The listing below holds a line with "What TikZ code" and a later line with "($(#2)!8pt!90:(#3)$) -- ($(#3)!#1!(#2)!8pt!90:(#3)$)". Write out those two lines and every line between them, exactly, and nothing else.

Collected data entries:
** begin **

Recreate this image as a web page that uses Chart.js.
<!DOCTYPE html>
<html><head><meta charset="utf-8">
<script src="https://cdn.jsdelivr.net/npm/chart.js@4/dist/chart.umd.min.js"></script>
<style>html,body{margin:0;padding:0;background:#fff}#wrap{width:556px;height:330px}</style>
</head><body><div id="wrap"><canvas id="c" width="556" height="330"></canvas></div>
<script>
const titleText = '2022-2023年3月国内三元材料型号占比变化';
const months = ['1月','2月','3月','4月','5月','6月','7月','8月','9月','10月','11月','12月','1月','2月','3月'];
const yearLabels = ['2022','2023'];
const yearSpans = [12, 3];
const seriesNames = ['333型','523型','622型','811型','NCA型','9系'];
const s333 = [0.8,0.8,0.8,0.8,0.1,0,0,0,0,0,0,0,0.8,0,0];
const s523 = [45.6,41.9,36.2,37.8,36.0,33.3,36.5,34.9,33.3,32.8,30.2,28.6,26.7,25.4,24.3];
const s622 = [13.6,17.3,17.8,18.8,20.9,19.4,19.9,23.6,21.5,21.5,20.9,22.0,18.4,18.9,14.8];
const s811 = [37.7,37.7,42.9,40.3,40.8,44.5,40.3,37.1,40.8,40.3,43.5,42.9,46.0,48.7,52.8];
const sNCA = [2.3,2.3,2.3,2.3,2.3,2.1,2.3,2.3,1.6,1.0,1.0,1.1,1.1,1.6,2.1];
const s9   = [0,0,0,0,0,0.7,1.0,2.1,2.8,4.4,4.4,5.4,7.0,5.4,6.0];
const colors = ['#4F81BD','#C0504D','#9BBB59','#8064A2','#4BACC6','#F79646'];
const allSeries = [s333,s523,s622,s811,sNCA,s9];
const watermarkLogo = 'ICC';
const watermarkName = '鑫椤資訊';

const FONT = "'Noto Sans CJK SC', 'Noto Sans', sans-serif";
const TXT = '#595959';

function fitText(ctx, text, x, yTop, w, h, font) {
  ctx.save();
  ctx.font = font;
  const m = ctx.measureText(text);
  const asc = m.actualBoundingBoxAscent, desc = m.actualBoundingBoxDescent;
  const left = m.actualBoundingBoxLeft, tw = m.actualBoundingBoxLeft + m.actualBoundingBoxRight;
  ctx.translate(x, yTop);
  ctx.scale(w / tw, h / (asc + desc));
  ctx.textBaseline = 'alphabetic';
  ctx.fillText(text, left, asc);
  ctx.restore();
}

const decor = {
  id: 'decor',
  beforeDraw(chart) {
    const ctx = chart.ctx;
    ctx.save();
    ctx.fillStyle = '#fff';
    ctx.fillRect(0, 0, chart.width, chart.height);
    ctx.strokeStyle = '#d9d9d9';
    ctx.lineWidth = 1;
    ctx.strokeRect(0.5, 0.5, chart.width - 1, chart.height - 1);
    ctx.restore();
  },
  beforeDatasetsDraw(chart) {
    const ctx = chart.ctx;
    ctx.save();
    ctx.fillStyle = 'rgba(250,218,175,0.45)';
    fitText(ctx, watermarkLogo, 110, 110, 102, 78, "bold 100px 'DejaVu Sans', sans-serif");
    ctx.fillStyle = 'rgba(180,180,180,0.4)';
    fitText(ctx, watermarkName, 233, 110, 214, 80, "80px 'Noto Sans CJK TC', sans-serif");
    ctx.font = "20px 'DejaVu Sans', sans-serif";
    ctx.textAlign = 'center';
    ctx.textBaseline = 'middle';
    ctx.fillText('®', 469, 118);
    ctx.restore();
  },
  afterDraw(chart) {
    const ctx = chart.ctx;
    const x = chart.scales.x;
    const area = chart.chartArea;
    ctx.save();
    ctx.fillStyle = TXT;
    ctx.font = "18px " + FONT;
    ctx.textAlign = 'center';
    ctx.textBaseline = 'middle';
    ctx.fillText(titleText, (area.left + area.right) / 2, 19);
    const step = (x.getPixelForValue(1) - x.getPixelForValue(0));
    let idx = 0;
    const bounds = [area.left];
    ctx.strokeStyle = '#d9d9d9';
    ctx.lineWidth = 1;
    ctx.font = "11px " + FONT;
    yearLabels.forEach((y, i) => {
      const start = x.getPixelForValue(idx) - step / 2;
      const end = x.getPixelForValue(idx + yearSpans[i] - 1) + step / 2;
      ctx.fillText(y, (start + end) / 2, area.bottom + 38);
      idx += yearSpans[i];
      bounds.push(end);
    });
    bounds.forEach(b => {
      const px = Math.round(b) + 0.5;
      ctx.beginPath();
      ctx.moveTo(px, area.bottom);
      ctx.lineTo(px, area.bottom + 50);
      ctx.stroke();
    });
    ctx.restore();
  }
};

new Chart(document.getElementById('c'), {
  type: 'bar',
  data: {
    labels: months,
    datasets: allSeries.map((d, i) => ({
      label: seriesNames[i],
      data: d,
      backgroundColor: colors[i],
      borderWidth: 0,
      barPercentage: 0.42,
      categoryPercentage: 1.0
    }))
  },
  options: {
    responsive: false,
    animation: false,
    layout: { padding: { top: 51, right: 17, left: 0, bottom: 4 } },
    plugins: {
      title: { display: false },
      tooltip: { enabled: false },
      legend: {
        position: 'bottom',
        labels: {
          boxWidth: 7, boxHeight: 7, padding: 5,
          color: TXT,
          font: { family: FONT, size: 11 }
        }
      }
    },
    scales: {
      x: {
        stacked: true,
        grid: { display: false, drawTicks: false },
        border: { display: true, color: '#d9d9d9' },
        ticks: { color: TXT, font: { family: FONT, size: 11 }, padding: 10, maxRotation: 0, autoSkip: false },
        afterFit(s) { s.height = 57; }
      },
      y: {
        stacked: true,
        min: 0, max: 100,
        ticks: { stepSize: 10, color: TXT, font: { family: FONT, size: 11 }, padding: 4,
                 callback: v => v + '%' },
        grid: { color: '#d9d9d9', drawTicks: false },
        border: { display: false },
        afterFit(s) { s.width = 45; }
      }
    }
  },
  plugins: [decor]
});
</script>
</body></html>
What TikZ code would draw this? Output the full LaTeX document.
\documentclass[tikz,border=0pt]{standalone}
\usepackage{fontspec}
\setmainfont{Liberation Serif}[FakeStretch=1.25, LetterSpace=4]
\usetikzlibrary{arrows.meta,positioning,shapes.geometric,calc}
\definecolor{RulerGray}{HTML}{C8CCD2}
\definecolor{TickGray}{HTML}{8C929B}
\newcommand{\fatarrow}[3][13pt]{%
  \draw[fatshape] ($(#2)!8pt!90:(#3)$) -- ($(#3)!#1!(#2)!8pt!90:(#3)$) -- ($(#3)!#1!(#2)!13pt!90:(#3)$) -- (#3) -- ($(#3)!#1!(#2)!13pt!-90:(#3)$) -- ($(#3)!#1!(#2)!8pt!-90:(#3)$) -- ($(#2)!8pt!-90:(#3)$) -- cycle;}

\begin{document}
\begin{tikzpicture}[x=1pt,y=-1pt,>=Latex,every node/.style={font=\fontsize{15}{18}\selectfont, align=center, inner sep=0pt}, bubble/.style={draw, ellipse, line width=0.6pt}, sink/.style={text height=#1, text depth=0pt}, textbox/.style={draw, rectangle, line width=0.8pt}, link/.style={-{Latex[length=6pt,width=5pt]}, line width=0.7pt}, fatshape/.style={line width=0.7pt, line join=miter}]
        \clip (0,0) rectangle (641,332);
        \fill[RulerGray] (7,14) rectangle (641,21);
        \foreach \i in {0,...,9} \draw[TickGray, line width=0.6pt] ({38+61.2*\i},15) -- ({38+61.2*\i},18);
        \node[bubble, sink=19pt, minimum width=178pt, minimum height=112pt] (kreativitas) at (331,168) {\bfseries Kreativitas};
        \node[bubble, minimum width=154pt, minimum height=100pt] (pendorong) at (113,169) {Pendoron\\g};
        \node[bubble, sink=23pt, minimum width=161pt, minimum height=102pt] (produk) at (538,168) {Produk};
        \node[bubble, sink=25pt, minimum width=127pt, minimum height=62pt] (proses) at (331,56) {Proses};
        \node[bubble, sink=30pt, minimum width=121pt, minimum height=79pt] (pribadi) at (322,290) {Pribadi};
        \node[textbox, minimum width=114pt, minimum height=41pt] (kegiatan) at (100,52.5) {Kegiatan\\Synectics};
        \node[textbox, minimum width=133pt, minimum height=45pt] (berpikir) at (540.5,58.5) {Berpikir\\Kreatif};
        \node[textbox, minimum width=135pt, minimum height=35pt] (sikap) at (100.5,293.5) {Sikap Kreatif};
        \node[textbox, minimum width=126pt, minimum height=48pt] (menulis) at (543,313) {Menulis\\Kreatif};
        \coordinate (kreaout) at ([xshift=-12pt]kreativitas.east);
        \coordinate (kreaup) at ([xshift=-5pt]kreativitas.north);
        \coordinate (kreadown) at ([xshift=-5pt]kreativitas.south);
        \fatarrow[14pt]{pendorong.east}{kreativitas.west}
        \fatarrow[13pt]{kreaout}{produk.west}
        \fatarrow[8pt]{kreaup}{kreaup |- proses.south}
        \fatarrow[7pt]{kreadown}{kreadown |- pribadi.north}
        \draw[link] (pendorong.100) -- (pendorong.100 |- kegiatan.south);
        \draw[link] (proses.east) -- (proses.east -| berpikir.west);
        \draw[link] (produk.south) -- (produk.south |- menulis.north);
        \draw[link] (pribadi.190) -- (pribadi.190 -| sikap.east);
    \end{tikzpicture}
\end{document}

** end **

◆ **Exercise solution**:
What TikZ code would draw this? Output the full LaTeX document.
\documentclass[tikz,border=0pt]{standalone}
\usepackage{fontspec}
\setmainfont{Liberation Serif}[FakeStretch=1.25, LetterSpace=4]
\usetikzlibrary{arrows.meta,positioning,shapes.geometric,calc}
\definecolor{RulerGray}{HTML}{C8CCD2}
\definecolor{TickGray}{HTML}{8C929B}
\newcommand{\fatarrow}[3][13pt]{%
  \draw[fatshape] ($(#2)!8pt!90:(#3)$) -- ($(#3)!#1!(#2)!8pt!90:(#3)$) -- ($(#3)!#1!(#2)!13pt!90:(#3)$) -- (#3) -- ($(#3)!#1!(#2)!13pt!-90:(#3)$) -- ($(#3)!#1!(#2)!8pt!-90:(#3)$) -- ($(#2)!8pt!-90:(#3)$) -- cycle;}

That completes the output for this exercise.